Guardare le cose da un altro punto di vista

Oggi ho incontrato un giovane calciatore di dodici anni.

Mi ha colpito il modo in cui rispondeva alle domande: aperto, curioso, creativo.

Ogni volta che lo ascoltavo, mi accorgevo che la sua mente spaziava in direzioni che io non avrei considerato.

Non per mancanza di fantasia, ma perché la mia esperienza — la vita, il lavoro, gli anni — ha costruito dentro di me mappe precise, percorsi abituali, collegamenti logici.

Lui invece no.

Si muoveva libero, senza confini.

E in quel momento ho capito che stavo guardando la stessa realtà da due prospettive completamente diverse.

Io dalla mia, adulta, piena di riferimenti e abitudini; lui dalla sua, ancora nuova, piena di possibilità.

E ho pensato che questa, in fondo, è la vera ricchezza del confronto:

vedere le cose con occhi che non sono i nostri.

Non serve un grattacielo o un panorama mozzafiato per cambiare prospettiva.

A volte basta sedersi accanto a qualcuno che guarda il mondo da un punto di vista diverso dal nostro.

Perché, in realtà, nessuno di noi può guardare le cose da un punto di vista neutro.

Siamo sempre influenzati da ciò che siamo: la nostra storia, le esperienze, le emozioni, le convinzioni.

Il cervello non registra la realtà: la interpreta.

Costruisce significati sulla base di ciò che conosce e di ciò che teme, di ciò che desidera e di ciò che ha imparato a riconoscere.

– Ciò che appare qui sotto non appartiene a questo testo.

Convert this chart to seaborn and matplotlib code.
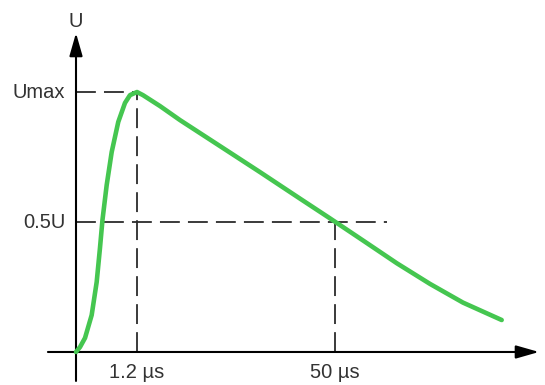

Ma possiamo imparare a muoverci dentro questi filtri, a osservarli e, quando serve, a cambiarli.

Io, per esempio, non sono una persona particolarmente dotata di flessibilità cognitiva.

Quando vedo una direzione che mi sembra quella giusta, tendo a seguirla con determinazione.

È un tratto che mi appartiene e lo riconosco.

La mia grande fortuna è che, per mestiere, vivo costantemente a contatto con persone che guardano il mondo in modo diverso dal mio.

Ogni incontro, ogni colloquio, ogni sessione di coaching diventa un’occasione per uscire dalla mia scatola e scoprire una prospettiva alternativa.

È come se, ogni giorno, qualcuno mi portasse sul tetto di un grattacielo a guardare la stessa strada da un altro punto di vista.

Questo è ancora più evidente nei confronti generazionali.

Chi ha più anni porta esperienza, consapevolezza, capacità di analisi.

I più giovani portano libertà, immaginazione, rottura di schemi.

E quando questi due sguardi si incontrano, nasce una forma di intelligenza collettiva che arricchisce tutti.

Lo stesso vale per i gruppi di lavoro: la diversità è la vera risorsa.

Ogni persona è unica e, combinata con le altre, permette di vedere il mondo da angolazioni differenti, generando nuove idee e decisioni più efficaci.

E se volessimo allenarci a farlo, anche da soli, potremmo cominciare con un piccolo esercizio:

davanti a una situazione difficile o complessa, pensiamo a una, due o tre persone che conosciamo (o anche personaggi immaginari) e chiediamoci:

“Come guarderebbe a questa cosa?”

“Cosa farebbe al posto mio?”

“Cosa mi direbbe?”

Non è solo un esercizio di immaginazione.

Quando il cervello si “mette nei panni di qualcun altro”, attiva circuiti neurali diversi e cambia il modo in cui interpreta la realtà.

Anche solo per pochi istanti, simulare un altro punto di vista fa sì che il cervello cambi frame percettivo:

ristruttura le connessioni, apre nuove possibilità e rende più flessibile il pensiero.

È un modo semplice ma potente per spostare lo sguardo.

Per allenare la mente ad aprirsi e trovare altri significati, altre soluzioni, altre possibilità.

Perché non possiamo cambiare il mondo in un istante, ma possiamo scegliere da dove guardarlo.

E, quasi sempre, questo cambia tutto.